I'd guess the same has always been true for READMEs / human dev docs. Of course it doesn't transfer directly but still feels incredible to be in an age where we can measure such (previously) theoretical things with synthetic programmers.
the harness (skills, context, memory, state and past decision, implementation history etc) should live in your repo so that you can freely switch IDE/CLIs and models. full protability. don't let OpenAI or Anthropic own your work. https://recursive-mode.dev/introduction
Most of my projects are without an AGENTS.md/CLAUDE.md at the moment. I've found that if the project itself is in good shape - clear docs, comprehensive tests - you don't need to tell the coding agent much in order for it to be productive.
I start a whole lot of my sessions with "Run tests with 'uv run pytest'" and once they've done that they get the idea that they should write tests in a style that fits the existing ones.
I suspect the harness (of which AGENTS and skills and similar things) should be abstracted for better overall performance. This article doesn't really go into detail about model preferences, but some other benchmarks show that different models have differnt preferences of how to use certain tools (probably related to their post training material), and it should really be managed invisibly to me as the end user.

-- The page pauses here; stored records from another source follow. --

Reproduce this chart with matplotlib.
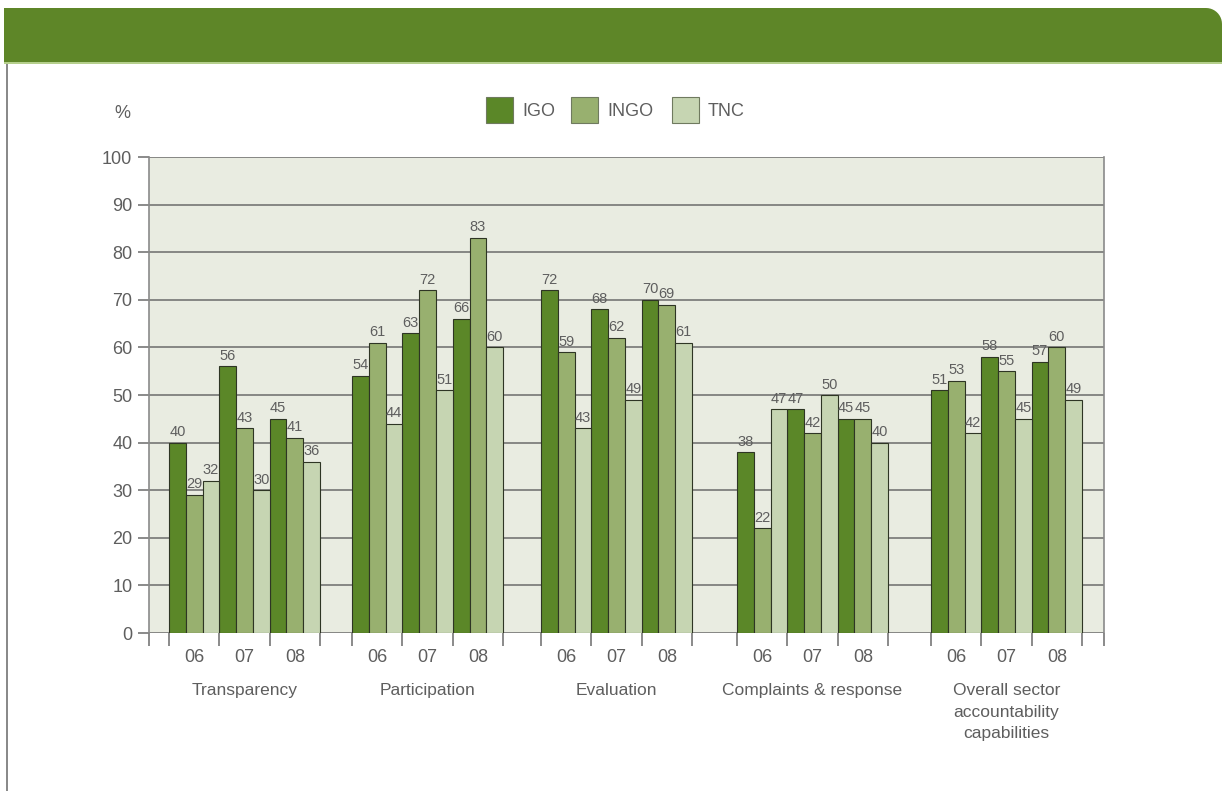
import matplotlib
matplotlib.use('Agg')
import matplotlib.pyplot as plt
import numpy as np
from matplotlib.path import Path
from matplotlib.patches import PathPatch, Rectangle
from matplotlib.transforms import blended_transform_factory

plt.rcParams['font.family'] = ['Liberation Sans', 'DejaVu Sans']

# --- data -------------------------------------------------------------
categories = ['Transparency', 'Participation', 'Evaluation',
              'Complaints & response',
              'Overall sector\naccountability\ncapabilities']
years = ['06', '07', '08']
series = ['IGO', 'INGO', 'TNC']

# one value per (category, year), categories in order, years 06/07/08
igo = [40, 56, 45, 54, 63, 66, 72, 68, 70, 38, 47, 45, 51, 58, 57]
ingo = [29, 43, 41, 61, 72, 83, 59, 62, 69, 22, 42, 45, 53, 55, 60]
tnc = [32, 30, 36, 44, 51, 60, 43, 49, 61, 47, 50, 40, 42, 45, 49]

y_ticks = list(range(0, 101, 10))

# --- style / layout ---------------------------------------------------
colors = ['#5b8728', '#98b06f', '#c6d5b2']
edge = '#2e3524'
text_col = '#5e5e5e'
grid_col = '#6b6b6b'
plot_bg = '#e9ece1'

# left edge of each category block, in bar widths
group_start = [1.19, 12.10, 23.36, 35.04, 46.60]
x_max = 56.91

W, H, DPI = 1222, 791, 100
fig = plt.figure(figsize=(W / DPI, H / DPI), dpi=DPI)


def box(x0, y0, x1, y1):
    # pixel box (origin top-left) -> figure fraction rect
    return [x0 / W, 1 - y1 / H, (x1 - x0) / W, (y1 - y0) / H]


# green header band with a rounded top-right corner
r = 16
top, bot, left, right = H - 8, H - 62, 4, W
verts = [(left, bot), (left, top), (right - r, top)]
for a in np.linspace(90, 0, 12)[1:]:
    t = np.radians(a)
    verts.append((right - r + r * np.cos(t), top - r + r * np.sin(t)))
verts += [(right, bot), (left, bot)]
codes = [Path.MOVETO] + [Path.LINETO] * (len(verts) - 2) + [Path.CLOSEPOLY]
fig.patches.append(PathPatch(Path(verts, codes), facecolor='#5e8628',
                             edgecolor='none', transform=None))
fig.patches.append(Rectangle((left, bot - 2), right - left, 2, transform=None,
                             facecolor='#b5cf8c', edgecolor='none'))
# thin page border on the left
fig.patches.append(Rectangle((6, 0), 2, bot - 2, transform=None,
                             facecolor='#8a8a8a', edgecolor='none'))

ax = fig.add_axes(box(149, 157, 1104, 633))
ax.set_facecolor(plot_bg)
ax.set_xlim(0, x_max)
ax.set_ylim(0, 100)

for yv in y_ticks:
    ax.axhline(yv, color=grid_col, lw=1.1, zorder=1)

values = [igo, ingo, tnc]
for s, vals in enumerate(values):
    for g in range(len(categories)):
        for k in range(len(years)):
            v = vals[g * len(years) + k]
            x = group_start[g] + 3 * k + s + 0.5
            ax.bar(x, v, width=1.0, color=colors[s], edgecolor=edge,
                   linewidth=0.8, zorder=3)
            ax.annotate(str(v), (x, v), xytext=(0, 2.5),
                        textcoords='offset points', ha='center', va='bottom',
                        fontsize=10.5, color=text_col, zorder=4)

# axes frame
for side in ['top', 'bottom']:
    ax.spines[side].set_visible(False)
for side in ['left', 'right']:
    ax.spines[side].set_color('#8a8a8a')
    ax.spines[side].set_linewidth(1.2)

ax.set_yticks(y_ticks)
ax.set_yticklabels([str(v) for v in y_ticks])
ax.tick_params(axis='y', length=8, width=1.1, color=grid_col, pad=4,
               labelsize=13, labelcolor=text_col)

# x ticks at the boundaries of each year block
xt = [0, x_max]
for st in group_start:
    xt += [st + 3 * k for k in range(4)]
ax.set_xticks(sorted(xt))
ax.set_xticklabels([])
ax.tick_params(axis='x', length=9, width=1.1, color=grid_col)

trans = blended_transform_factory(ax.transData, fig.transFigure)
for g, cat in enumerate(categories):
    for k, yr in enumerate(years):
        ax.text(group_start[g] + 3 * k + 1.5, 1 - 657 / H, yr,
                transform=trans, ha='center', va='center', fontsize=13,
                color=text_col)
    ax.text(group_start[g] + 4.5, 1 - 683 / H, cat, transform=trans,
            ha='center', va='top', fontsize=12.5, color=text_col,
            linespacing=1.55)

# legend row
leg_x = [486, 571, 672]
for s, name in enumerate(series):
    fig.patches.append(Rectangle((leg_x[s], H - 123), 27, 26, transform=None,
                                 facecolor=colors[s], edgecolor='#6f7a5f',
                                 linewidth=0.8))
    fig.text((leg_x[s] + 36) / W, 1 - 111 / H, name, ha='left',
             va='center', fontsize=13, color=text_col)

fig.text(122 / W, 1 - 113 / H, '%', ha='center', va='center', fontsize=13,
         color=text_col)

fig.savefig('out.png', dpi=DPI)
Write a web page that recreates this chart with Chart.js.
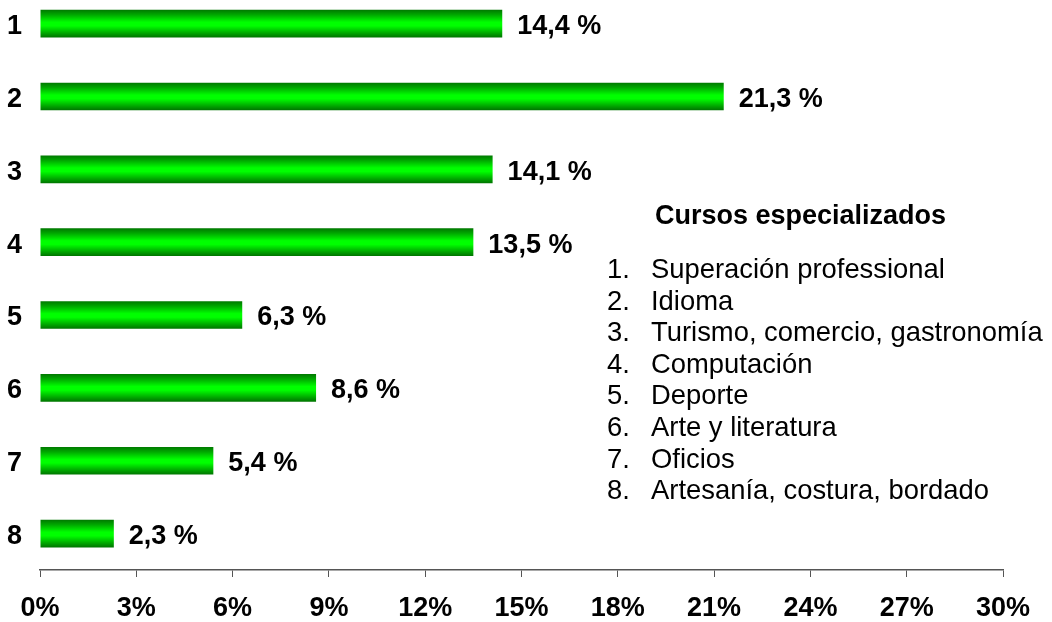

Also curious how well LLMs can self-reflect in a loop, in terms of, here's how the previous iteration went, here's what didn't go well, here's feedback from the human, how do I modify the docs I use in a way that I know I'll do better next time.
I know you can somewhat hillclimb via DSPy but that's hard to generalize.
It's cool that they did some measurements, but unfortunately there's not much to learn from the article unless you're using really outdated files that you wrote by hand. The agent should know how to write a good file.
For existing files, the agent will carry on a bad structure unless you specifically ask it to refactor and think about what's actually helpful.
In general, it should be a lean file that tells the agent how to work with the project (short description, table of commands, index of key docs, supporting infra, handful of high-level rules and conventions that apply to everything). Occasionally ask the agent to review and optimize the file, particularly after model upgrades.
Interesting that they had a 100% read rate of agents.md. In my test repo lower down agents.md files were occasionally missed by vscode copilot. That fact put me off putting too much effort into nesting agents.md files too much within the repo and I've been focusing on agent skills instead.
I made up an attempt at a solution, https://ktext.dev.
Basically a structured context file, that can be used to generate AGENTS.md, and also can be validated and scored.
I think it could help with this problem.
IME, multiple (good) AGENTS.md is even better. I mostly see them only at the root of a repository, but I spread more out into important subdirectories. They act as a table of contents and spark notes. Putting more focussed AGENTS.md in important places has been even more helpful.
Bonus points if you can force them into context without needing the agent to make a tool call, based on touching the files or systems near them. (my homegrown agent has this feature)
Will people ever get tired of writing AI how-to slop?
The models are so terrible you have to think ahead of them so they don't make mistakes. This is not an upgrade. This is coping behavior.
I think the main thing which a lot of these articles miss is it's not just your Agents.md which can give you a model upgrade or the inverse.
But everything your harness looks at could be this. So the skills in your code base, the commands that you've added, the memories that were auto created, they all work towards improving or completely destroying your productivity.
And most of it is hidden. You hear people talk about this all the time where they'll be like, Oh, I use GSD or I use Superpowers and my results have gotten worse.
Your results might have gotten worse precisely because you use them (along with your memories and other skills).